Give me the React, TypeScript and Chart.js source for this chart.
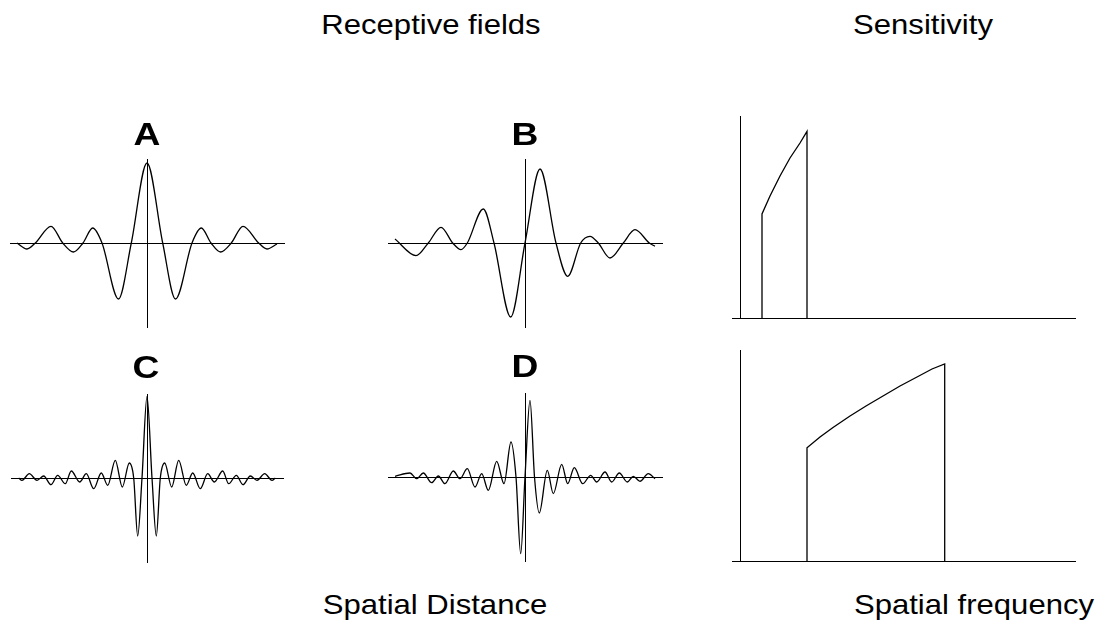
import React, { useEffect, useRef } from 'react';
import { Chart, registerables } from 'chart.js';
Chart.register(...registerables);

// ---- Receptive field profiles (x: spatial distance, y: response) ----
const fieldAX = [-130, -120, -111.7, -96, -84.3, -73.5, -64, -54.3, -45, -28.5, -15.7, 0, 15.7, 28.5, 45, 54.3, 64, 73.5, 84.3, 96, 111.7, 120, 130];
const fieldAY = [0, -6, 0, 16.7, 0, -9, 0, 15, 0, -56, 0, 80, 0, -56, 0, 15, 0, -9, 0, 16.7, 0, -6, -1];

const fieldBX = [-130, -109, -96.7, -84, -72.3, -64, -57.7, -41.7, -31, -14.3, 0, 15, 31, 42.7, 55.7, 65, 73.3, 85, 98.3, 110, 124.3, 130];
const fieldBY = [4, -12.7, 0, 15.7, 0, -6.7, 0, 34, 0, -74, 0, 74, 0, -33.3, 0, 6.7, 0, -15, 0, 13.3, 0, -3.3];

const fieldCX = [-128.3, -125, -117.7, -110, -103.3, -96, -89.3, -81.7, -75.7, -67.3, -60.7, -53.3, -45.7, -39.3, -31.7, -24.7, -17.7, -13.3, -9.3, -5, 0, 5, 9.3, 13.3, 17.7, 24.7, 31.7, 39.3, 45.7, 53.3, 60.7, 67.3, 75.7, 81.7, 89.3, 96, 103.3, 110, 117.7, 125, 128.3];
const fieldCY = [0, -2.3, 4.3, -2.3, 2, -6.7, 2.7, -5.7, 7, -4, 4.3, -10.7, 5, -7.3, 17.7, -9, 15, 0, -58, 0, 81.7, 0, -58, 0, 15, -9, 17.7, -7.3, 5, -10.7, 4.3, -4, 7, -5.7, 2.7, -6.7, 2, -2.3, 4.3, -2.3, 0];

const fieldDX = [-130, -115, -108.3, -101.7, -93.3, -86.7, -80, -71.7, -65, -57.7, -50, -43.3, -36.7, -28.3, -21, -14, -9, -4.3, 0, 5, 9.5, 14.3, 22.3, 28.3, 36.7, 42.7, 49.3, 57.7, 65.7, 71.7, 80, 86.7, 94.3, 102.3, 108.3, 115, 123.3, 130];
const fieldDY = [0.7, 4, -1.7, 4, -5.7, 1, -6.7, 6, -1.7, 8.3, -10, 3.3, -13.3, 15.7, -6.7, 35, 0, -76.7, 0, 76.7, 0, -36, 6.7, -16.7, 12.7, -6.7, 9.3, -6.7, 1.7, -5, 5, -5, 4, -5, 0.7, -4.3, 3.3, -1.7];

// ---- Sensitivity spectra (x: spatial frequency, y: sensitivity) ----
const spectrumTopF = [2.2, 2.2, 3.0, 4.0, 5.0, 6.0, 6.7, 6.7];
const spectrumTopS = [0, 10.4, 12.2, 14.2, 16.0, 17.5, 18.66, 0];

const spectrumBottomF = [6.7, 6.7, 8.0, 9.3, 11.0, 12.6, 14.3, 16.0, 17.7, 19.2, 20.47, 20.47];
const spectrumBottomS = [0, 11.33, 12.4, 13.35, 14.5, 15.5, 16.5, 17.5, 18.4, 19.2, 19.7, 0];

const panelLetters = ['A', 'B', 'C', 'D'];
const headings = ['Receptive fields', 'Sensitivity', 'Spatial Distance', 'Spatial frequency'];

const PAD = 12;

type PanelProps = {
  x0: number; y0: number; x1: number; y1: number;
  xs: number[]; ys: number[];
  xMin: number; xMax: number; yMin: number; yMax: number;
  smooth: boolean;
};

function Panel(p: PanelProps) {
  const ref = useRef<HTMLCanvasElement>(null);
  const w = p.x1 - p.x0 + 2 * PAD;
  const h = p.y1 - p.y0 + 2 * PAD;
  useEffect(() => {
    const pts = p.xs.map((x, i) => ({ x, y: p.ys[i] }));
    const axisOpts = (min: number, max: number, pos: any) => ({
      type: 'linear' as const,
      min, max,
      position: pos,
      grid: { display: false, drawTicks: false, tickLength: 0 },
      ticks: { display: false },
      border: { display: true, color: '#000', width: 1 },
    });
    const chart = new Chart(ref.current as HTMLCanvasElement, {
      type: 'line',
      data: {
        datasets: [{
          data: pts,
          borderColor: '#000',
          borderWidth: 1.3,
          pointRadius: 0,
          fill: false,
          tension: p.smooth ? 0.4 : 0,
          cubicInterpolationMode: p.smooth ? 'monotone' : 'default',
          clip: false as any,
        }],
      },
      options: {
        responsive: false,
        animation: false,
        events: [],
        layout: { padding: PAD },
        plugins: { legend: { display: false }, tooltip: { enabled: false }, title: { display: false } },
        scales: {
          x: axisOpts(p.xMin, p.xMax, { y: 0 }),
          y: axisOpts(p.yMin, p.yMax, { x: 0 }),
        },
      } as any,
    });
    return () => chart.destroy();
  }, []);
  return (
    <canvas
      ref={ref}
      width={w}
      height={h}
      style={{ position: 'absolute', left: p.x0 - PAD, top: p.y0 - PAD, width: w, height: h }}
    />
  );
}

function Label({ text, cx, baseline, size, bold, sx }: { text: string; cx: number; baseline: number; size: number; bold?: boolean; sx: number }) {
  return (
    <div
      style={{
        position: 'absolute',
        left: cx - 200,
        width: 400,
        top: baseline - 0.8465 * size,
        fontSize: size,
        lineHeight: `${size}px`,
        fontFamily: '"Liberation Sans", Arial, Helvetica, sans-serif',
        fontWeight: bold ? 700 : 400,
        textAlign: 'center',
        whiteSpace: 'nowrap',
        color: '#000',
        transform: `scaleX(${sx})`,
        transformOrigin: 'center',
      }}
    >
      {text}
    </div>
  );
}

export default function App() {
  return (
    <div style={{ position: 'absolute', left: 0, top: 0, width: 1102, height: 630, background: '#fff', overflow: 'hidden' }}>
      <Panel x0={10} y0={159} x1={284} y1={327} xs={fieldAX} ys={fieldAY} xMin={-137} xMax={137} yMin={-84} yMax={84} smooth />
      <Panel x0={388} y0={159} x1={662} y1={327} xs={fieldBX} ys={fieldBY} xMin={-137} xMax={137} yMin={-84} yMax={84} smooth />
      <Panel x0={11} y0={394} x1={283} y1={562} xs={fieldCX} ys={fieldCY} xMin={-136} xMax={136} yMin={-84} yMax={84} smooth />
      <Panel x0={388} y0={393} x1={662} y1={561} xs={fieldDX} ys={fieldDY} xMin={-137} xMax={137} yMin={-84} yMax={84} smooth />
      <Panel x0={732} y0={116} x1={1075} y1={318} xs={spectrumTopF} ys={spectrumTopS} xMin={-0.8} xMax={33.5} yMin={0} yMax={20.2} smooth={false} />
      <Panel x0={732} y0={350} x1={1075} y1={561} xs={spectrumBottomF} ys={spectrumBottomS} xMin={-0.8} xMax={33.5} yMin={0} yMax={21.1} smooth={false} />

      <Label text={headings[0]} cx={431} baseline={34.3} size={28.5} sx={1.09} />
      <Label text={headings[1]} cx={923} baseline={34.3} size={28.5} sx={1.09} />
      <Label text={headings[2]} cx={434.7} baseline={614} size={28.5} sx={1.09} />
      <Label text={headings[3]} cx={973.5} baseline={614} size={28.5} sx={1.09} />

      <Label text={panelLetters[0]} cx={147} baseline={145} size={31} bold sx={1.2} />
      <Label text={panelLetters[1]} cx={525} baseline={145} size={31} bold sx={1.2} />
      <Label text={panelLetters[2]} cx={146} baseline={378} size={31} bold sx={1.2} />
      <Label text={panelLetters[3]} cx={525} baseline={377} size={31} bold sx={1.2} />
    </div>
  );
}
========
▸ Set problem:
Retype each line of the listing above word for word. Exclude the pictures.

▸ Reply to the exercise:
Give me the React, TypeScript and Chart.js source for this chart.
import React, { useEffect, useRef } from 'react';
import { Chart, registerables } from 'chart.js';
Chart.register(...registerables);

// ---- Receptive field profiles (x: spatial distance, y: response) ----
const fieldAX = [-130, -120, -111.7, -96, -84.3, -73.5, -64, -54.3, -45, -28.5, -15.7, 0, 15.7, 28.5, 45, 54.3, 64, 73.5, 84.3, 96, 111.7, 120, 130];
const fieldAY = [0, -6, 0, 16.7, 0, -9, 0, 15, 0, -56, 0, 80, 0, -56, 0, 15, 0, -9, 0, 16.7, 0, -6, -1];

const fieldBX = [-130, -109, -96.7, -84, -72.3, -64, -57.7, -41.7, -31, -14.3, 0, 15, 31, 42.7, 55.7, 65, 73.3, 85, 98.3, 110, 124.3, 130];
const fieldBY = [4, -12.7, 0, 15.7, 0, -6.7, 0, 34, 0, -74, 0, 74, 0, -33.3, 0, 6.7, 0, -15, 0, 13.3, 0, -3.3];

const fieldCX = [-128.3, -125, -117.7, -110, -103.3, -96, -89.3, -81.7, -75.7, -67.3, -60.7, -53.3, -45.7, -39.3, -31.7, -24.7, -17.7, -13.3, -9.3, -5, 0, 5, 9.3, 13.3, 17.7, 24.7, 31.7, 39.3, 45.7, 53.3, 60.7, 67.3, 75.7, 81.7, 89.3, 96, 103.3, 110, 117.7, 125, 128.3];
const fieldCY = [0, -2.3, 4.3, -2.3, 2, -6.7, 2.7, -5.7, 7, -4, 4.3, -10.7, 5, -7.3, 17.7, -9, 15, 0, -58, 0, 81.7, 0, -58, 0, 15, -9, 17.7, -7.3, 5, -10.7, 4.3, -4, 7, -5.7, 2.7, -6.7, 2, -2.3, 4.3, -2.3, 0];

const fieldDX = [-130, -115, -108.3, -101.7, -93.3, -86.7, -80, -71.7, -65, -57.7, -50, -43.3, -36.7, -28.3, -21, -14, -9, -4.3, 0, 5, 9.5, 14.3, 22.3, 28.3, 36.7, 42.7, 49.3, 57.7, 65.7, 71.7, 80, 86.7, 94.3, 102.3, 108.3, 115, 123.3, 130];
const fieldDY = [0.7, 4, -1.7, 4, -5.7, 1, -6.7, 6, -1.7, 8.3, -10, 3.3, -13.3, 15.7, -6.7, 35, 0, -76.7, 0, 76.7, 0, -36, 6.7, -16.7, 12.7, -6.7, 9.3, -6.7, 1.7, -5, 5, -5, 4, -5, 0.7, -4.3, 3.3, -1.7];

// ---- Sensitivity spectra (x: spatial frequency, y: sensitivity) ----
const spectrumTopF = [2.2, 2.2, 3.0, 4.0, 5.0, 6.0, 6.7, 6.7];
const spectrumTopS = [0, 10.4, 12.2, 14.2, 16.0, 17.5, 18.66, 0];

const spectrumBottomF = [6.7, 6.7, 8.0, 9.3, 11.0, 12.6, 14.3, 16.0, 17.7, 19.2, 20.47, 20.47];
const spectrumBottomS = [0, 11.33, 12.4, 13.35, 14.5, 15.5, 16.5, 17.5, 18.4, 19.2, 19.7, 0];

const panelLetters = ['A', 'B', 'C', 'D'];
const headings = ['Receptive fields', 'Sensitivity', 'Spatial Distance', 'Spatial frequency'];

const PAD = 12;

type PanelProps = {
  x0: number; y0: number; x1: number; y1: number;
  xs: number[]; ys: number[];
  xMin: number; xMax: number; yMin: number; yMax: number;
  smooth: boolean;
};

function Panel(p: PanelProps) {
  const ref = useRef<HTMLCanvasElement>(null);
  const w = p.x1 - p.x0 + 2 * PAD;
  const h = p.y1 - p.y0 + 2 * PAD;
  useEffect(() => {
    const pts = p.xs.map((x, i) => ({ x, y: p.ys[i] }));
    const axisOpts = (min: number, max: number, pos: any) => ({
      type: 'linear' as const,
      min, max,
      position: pos,
      grid: { display: false, drawTicks: false, tickLength: 0 },
      ticks: { display: false },
      border: { display: true, color: '#000', width: 1 },
    });
    const chart = new Chart(ref.current as HTMLCanvasElement, {
      type: 'line',
      data: {
        datasets: [{
          data: pts,
          borderColor: '#000',
          borderWidth: 1.3,
          pointRadius: 0,
          fill: false,
          tension: p.smooth ? 0.4 : 0,
          cubicInterpolationMode: p.smooth ? 'monotone' : 'default',
          clip: false as any,
        }],
      },
      options: {
        responsive: false,
        animation: false,
        events: [],
        layout: { padding: PAD },
        plugins: { legend: { display: false }, tooltip: { enabled: false }, title: { display: false } },
        scales: {
          x: axisOpts(p.xMin, p.xMax, { y: 0 }),
          y: axisOpts(p.yMin, p.yMax, { x: 0 }),
        },
      } as any,
    });
    return () => chart.destroy();
  }, []);
  return (
    <canvas
      ref={ref}
      width={w}
      height={h}
      style={{ position: 'absolute', left: p.x0 - PAD, top: p.y0 - PAD, width: w, height: h }}
    />
  );
}

function Label({ text, cx, baseline, size, bold, sx }: { text: string; cx: number; baseline: number; size: number; bold?: boolean; sx: number }) {
  return (
    <div
      style={{
        position: 'absolute',
        left: cx - 200,
        width: 400,
        top: baseline - 0.8465 * size,
        fontSize: size,
        lineHeight: `${size}px`,
        fontFamily: '"Liberation Sans", Arial, Helvetica, sans-serif',
        fontWeight: bold ? 700 : 400,
        textAlign: 'center',
        whiteSpace: 'nowrap',
        color: '#000',
        transform: `scaleX(${sx})`,
        transformOrigin: 'center',
      }}
    >
      {text}
    </div>
  );
}

export default function App() {
  return (
    <div style={{ position: 'absolute', left: 0, top: 0, width: 1102, height: 630, background: '#fff', overflow: 'hidden' }}>
      <Panel x0={10} y0={159} x1={284} y1={327} xs={fieldAX} ys={fieldAY} xMin={-137} xMax={137} yMin={-84} yMax={84} smooth />
      <Panel x0={388} y0={159} x1={662} y1={327} xs={fieldBX} ys={fieldBY} xMin={-137} xMax={137} yMin={-84} yMax={84} smooth />
      <Panel x0={11} y0={394} x1={283} y1={562} xs={fieldCX} ys={fieldCY} xMin={-136} xMax={136} yMin={-84} yMax={84} smooth />
      <Panel x0={388} y0={393} x1={662} y1={561} xs={fieldDX} ys={fieldDY} xMin={-137} xMax={137} yMin={-84} yMax={84} smooth />
      <Panel x0={732} y0={116} x1={1075} y1={318} xs={spectrumTopF} ys={spectrumTopS} xMin={-0.8} xMax={33.5} yMin={0} yMax={20.2} smooth={false} />
      <Panel x0={732} y0={350} x1={1075} y1={561} xs={spectrumBottomF} ys={spectrumBottomS} xMin={-0.8} xMax={33.5} yMin={0} yMax={21.1} smooth={false} />

      <Label text={headings[0]} cx={431} baseline={34.3} size={28.5} sx={1.09} />
      <Label text={headings[1]} cx={923} baseline={34.3} size={28.5} sx={1.09} />
      <Label text={headings[2]} cx={434.7} baseline={614} size={28.5} sx={1.09} />
      <Label text={headings[3]} cx={973.5} baseline={614} size={28.5} sx={1.09} />

      <Label text={panelLetters[0]} cx={147} baseline={145} size={31} bold sx={1.2} />
      <Label text={panelLetters[1]} cx={525} baseline={145} size={31} bold sx={1.2} />
      <Label text={panelLetters[2]} cx={146} baseline={378} size={31} bold sx={1.2} />
      <Label text={panelLetters[3]} cx={525} baseline={377} size={31} bold sx={1.2} />
    </div>
  );
}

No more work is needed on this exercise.